**MATERIAL PROVIDED:**
** BEGIN **

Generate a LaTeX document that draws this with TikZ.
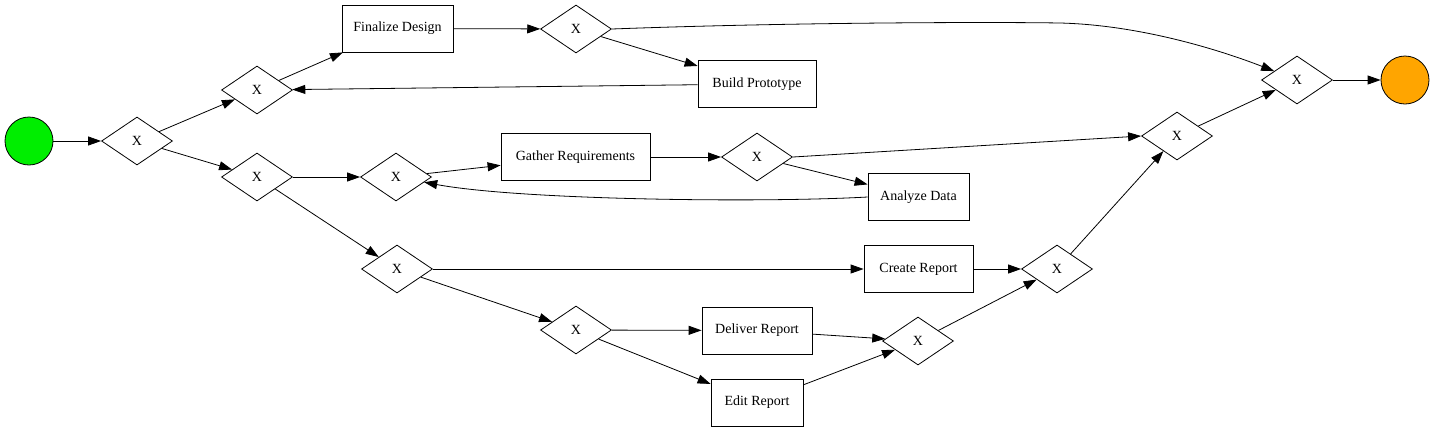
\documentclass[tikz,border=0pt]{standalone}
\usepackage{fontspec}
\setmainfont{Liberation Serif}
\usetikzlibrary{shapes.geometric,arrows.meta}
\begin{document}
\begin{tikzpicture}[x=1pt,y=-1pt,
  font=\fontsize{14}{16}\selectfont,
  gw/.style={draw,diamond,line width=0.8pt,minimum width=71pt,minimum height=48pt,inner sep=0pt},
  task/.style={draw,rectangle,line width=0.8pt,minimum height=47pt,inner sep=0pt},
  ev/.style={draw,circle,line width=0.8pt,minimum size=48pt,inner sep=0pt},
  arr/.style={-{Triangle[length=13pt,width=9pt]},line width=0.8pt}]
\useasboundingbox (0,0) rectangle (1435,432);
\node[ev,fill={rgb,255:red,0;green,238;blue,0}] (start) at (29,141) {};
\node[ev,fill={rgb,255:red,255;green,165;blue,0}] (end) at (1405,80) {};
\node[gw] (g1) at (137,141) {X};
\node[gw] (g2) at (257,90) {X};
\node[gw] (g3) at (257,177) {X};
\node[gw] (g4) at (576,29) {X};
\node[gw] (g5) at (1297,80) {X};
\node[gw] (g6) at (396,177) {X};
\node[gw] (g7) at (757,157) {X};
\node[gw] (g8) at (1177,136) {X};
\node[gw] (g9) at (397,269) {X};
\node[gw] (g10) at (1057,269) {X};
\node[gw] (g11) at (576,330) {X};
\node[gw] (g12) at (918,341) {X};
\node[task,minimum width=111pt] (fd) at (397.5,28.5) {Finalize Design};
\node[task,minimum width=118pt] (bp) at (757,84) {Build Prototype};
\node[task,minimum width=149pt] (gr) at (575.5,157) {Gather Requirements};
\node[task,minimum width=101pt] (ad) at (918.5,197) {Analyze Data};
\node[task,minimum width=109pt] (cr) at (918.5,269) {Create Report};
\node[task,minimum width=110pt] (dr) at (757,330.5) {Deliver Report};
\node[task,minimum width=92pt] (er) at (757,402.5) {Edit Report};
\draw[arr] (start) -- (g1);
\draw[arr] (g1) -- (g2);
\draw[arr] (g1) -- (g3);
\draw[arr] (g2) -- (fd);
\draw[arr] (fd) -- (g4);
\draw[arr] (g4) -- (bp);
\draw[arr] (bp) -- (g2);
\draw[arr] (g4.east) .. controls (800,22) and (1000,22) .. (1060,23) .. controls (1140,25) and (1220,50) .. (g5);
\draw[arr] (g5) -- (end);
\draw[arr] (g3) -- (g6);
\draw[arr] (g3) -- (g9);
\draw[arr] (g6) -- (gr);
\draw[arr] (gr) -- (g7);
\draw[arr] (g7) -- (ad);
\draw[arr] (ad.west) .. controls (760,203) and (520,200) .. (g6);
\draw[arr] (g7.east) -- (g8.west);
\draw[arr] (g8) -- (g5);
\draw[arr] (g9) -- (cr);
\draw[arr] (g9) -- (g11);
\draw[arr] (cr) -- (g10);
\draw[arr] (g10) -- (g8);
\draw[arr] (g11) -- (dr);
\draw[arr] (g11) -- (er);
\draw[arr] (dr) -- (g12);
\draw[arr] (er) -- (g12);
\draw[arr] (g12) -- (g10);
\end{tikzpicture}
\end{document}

** END **

**EXERCISE BRIEF:**
Set the listing down in full and exactly. Pictures within it should not appear in the copy.

**SOLUTION TO THE EXERCISE:**
Generate a LaTeX document that draws this with TikZ.
\documentclass[tikz,border=0pt]{standalone}
\usepackage{fontspec}
\setmainfont{Liberation Serif}
\usetikzlibrary{shapes.geometric,arrows.meta}
\begin{document}
\begin{tikzpicture}[x=1pt,y=-1pt,
  font=\fontsize{14}{16}\selectfont,
  gw/.style={draw,diamond,line width=0.8pt,minimum width=71pt,minimum height=48pt,inner sep=0pt},
  task/.style={draw,rectangle,line width=0.8pt,minimum height=47pt,inner sep=0pt},
  ev/.style={draw,circle,line width=0.8pt,minimum size=48pt,inner sep=0pt},
  arr/.style={-{Triangle[length=13pt,width=9pt]},line width=0.8pt}]
\useasboundingbox (0,0) rectangle (1435,432);
\node[ev,fill={rgb,255:red,0;green,238;blue,0}] (start) at (29,141) {};
\node[ev,fill={rgb,255:red,255;green,165;blue,0}] (end) at (1405,80) {};
\node[gw] (g1) at (137,141) {X};
\node[gw] (g2) at (257,90) {X};
\node[gw] (g3) at (257,177) {X};
\node[gw] (g4) at (576,29) {X};
\node[gw] (g5) at (1297,80) {X};
\node[gw] (g6) at (396,177) {X};
\node[gw] (g7) at (757,157) {X};
\node[gw] (g8) at (1177,136) {X};
\node[gw] (g9) at (397,269) {X};
\node[gw] (g10) at (1057,269) {X};
\node[gw] (g11) at (576,330) {X};
\node[gw] (g12) at (918,341) {X};
\node[task,minimum width=111pt] (fd) at (397.5,28.5) {Finalize Design};
\node[task,minimum width=118pt] (bp) at (757,84) {Build Prototype};
\node[task,minimum width=149pt] (gr) at (575.5,157) {Gather Requirements};
\node[task,minimum width=101pt] (ad) at (918.5,197) {Analyze Data};
\node[task,minimum width=109pt] (cr) at (918.5,269) {Create Report};
\node[task,minimum width=110pt] (dr) at (757,330.5) {Deliver Report};
\node[task,minimum width=92pt] (er) at (757,402.5) {Edit Report};
\draw[arr] (start) -- (g1);
\draw[arr] (g1) -- (g2);
\draw[arr] (g1) -- (g3);
\draw[arr] (g2) -- (fd);
\draw[arr] (fd) -- (g4);
\draw[arr] (g4) -- (bp);
\draw[arr] (bp) -- (g2);
\draw[arr] (g4.east) .. controls (800,22) and (1000,22) .. (1060,23) .. controls (1140,25) and (1220,50) .. (g5);
\draw[arr] (g5) -- (end);
\draw[arr] (g3) -- (g6);
\draw[arr] (g3) -- (g9);
\draw[arr] (g6) -- (gr);
\draw[arr] (gr) -- (g7);
\draw[arr] (g7) -- (ad);
\draw[arr] (ad.west) .. controls (760,203) and (520,200) .. (g6);
\draw[arr] (g7.east) -- (g8.west);
\draw[arr] (g8) -- (g5);
\draw[arr] (g9) -- (cr);
\draw[arr] (g9) -- (g11);
\draw[arr] (cr) -- (g10);
\draw[arr] (g10) -- (g8);
\draw[arr] (g11) -- (dr);
\draw[arr] (g11) -- (er);
\draw[arr] (dr) -- (g12);
\draw[arr] (er) -- (g12);
\draw[arr] (g12) -- (g10);
\end{tikzpicture}
\end{document}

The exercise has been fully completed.